Une montagne dont la silhouette évoque le mystère. Je me relève, grain de sable parmi tant d'autres, sans savoir qui je suis. Je glisse sur les dunes sans savoir où je vais, ma cape laissant onduler mes traces de pas éphemères.
Tel un enfant, je découvre mon univers, les images et les sons qui l'habitent. Emporté par une musique venue de l'au-delà, je poursuis mon chemin en me demandant ce qui m'attend, la raison de mon existence au sein de cet espace solitaire.

Solitaire, du moins, c'est ce que je croyais au premier abord. Jusqu'à ce qu'un inconnu croise ma route, et que je réalise qu'il ne s'agit pas d'une intelligence artificielle, mais bel et bien d'un autre joueur comme moi.
Alors, reposant les pieds sur Terre l'espace de quelques secondes, je me rappelle. Je suis en train de jouer à Journey.

 

Troisième création du studio thatgamecompany, après flOw et Flower, Journey s'impose d'ores et déjà comme une oeuvre vidéoludique incontournable, immédiate et d'une puissance évocatrice rare.
Au même titre que ses aînés, ce jeu repose sur des notions de gameplay simplistes, allant droit à l'essentiel : le ressenti émotionnel du joueur.
L'on apprend vite à se mouvoir parmi les dunes, récompensé par des sensations de glisse aériennes, dignes des meilleurs jeux de snowboard, une grace esthétique en plus. Tout aussi rapidement, on apprend à émettre des sonorités et l'on réalise d'emblée leur importance. Même la plus faible d'entre elles semble habitée par une énergie dont on ignore l'origine.

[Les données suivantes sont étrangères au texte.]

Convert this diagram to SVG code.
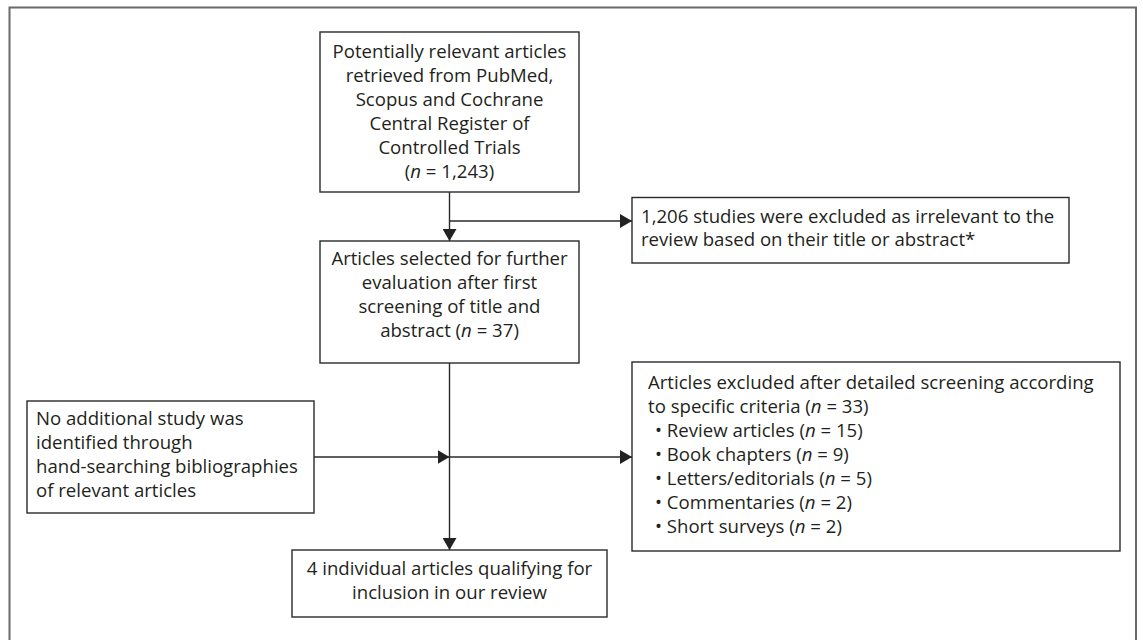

Jusqu'à ce moment salvateur, point de non retour, où notre solitude vole en éclats, anéantie par la rencontre avec un autre. Cet autre, est un joueur dont on ne peut deviner l'identité, et ce jusqu'à la toute fin. Impossible également de communiquer oralement avec lui, non, après tout le langage humain n'a pas sa place en ce monde où le temps semble s'être figé. Cependant, sans que jamais le jeu nous l'indique, on fini par assimiler des valeurs sensorielles qui, irrémédiablement, nous rapprochent de ce joueur inconnu.
Nos premiers contacts se font instinctivement au travers de cette fameuse touche Cercle, génératrice de sons mélodieux; puis, au fil de notre périple, notre solidarité se forgeant au point de devenir invincible, nous piétinons la distance sécuritaire qui régit la relation première entre deux inconnus, et nous rapprochons jusqu'au contact physique. Ainsi, le coeur de nos êtres fragiles et muets se pare d'une chaleur vitale, nous donnant le courage de poursuivre et d'affronter notre chemin.

C'est bien là, la force de Journey. Non point l'unique, mais la plus grande. Une telle expérience n'aurait cependant probablement pas le même impact, si elle n'était mise en valeur par une direction artistique et une réalisation musicale qui confèrent à la splendeur.
Voguant entre les plus beaux films du studio Ghibli et un certain surréalisme, l'univers de Journey dégage une poésie et une mélancolie que seuls des jeux tels que Ico et Shadow Of the Colossus m'avaient données à voir. Chaque décor, chaque plan mettent en valeur un sens inoui de la composition picturale et, sans prétention aucune, se métamorphosent en tableaux mouvants, et émouvants.

Ne faisant qu'un avec la conception sonore, la bande musicale composée par Austin Wintory sublime littéralement l'expérience de jeu. D'une beauté et d'une subtilité renversantes, elle accompagne le joueur dans ses moindres faits, lui offrant même la possibilité d'intéragir avec elle. Plusieurs répétitions sur la touche Cercle vous permettront en effet d'alimenter la partition musicale, tout en communiquant avec votre compagnon de voyage. Un travail remarquable sur l'audio, qui ne fait que valider les efforts des développeurs dans leurs oeuvres antécédentes.
Jamais un jeu n'avait atteint une telle homogénéité entre visuel, son et gameplay. Certaines séquences mémorables m'ont véritablement laissé sans voix ni souffle, tant l'expérience avait fini par me transporter par delà toute convention ludique et artistique.

En deux courtes mais inoubliables heures, j'ai croisé le chemin d'un inconnu, je me suis attaché à lui, je me suis inquiété pour lui, j'ai eu peur de le perdre, j'ai ressenti la solitude en son absence et un réconfort incroyable en le voyant revenir.

J'ai perdu tout repère spatial et temporel, pour finalement retrouver la notion même du voyage. J'ai appris à ne plus craindre l'inconnu, pour finalement redécouvrir la notion même de tolérance.

Non, je ne me suis pas égaré au beau milieu du Sahara. J'ai terminé Journey.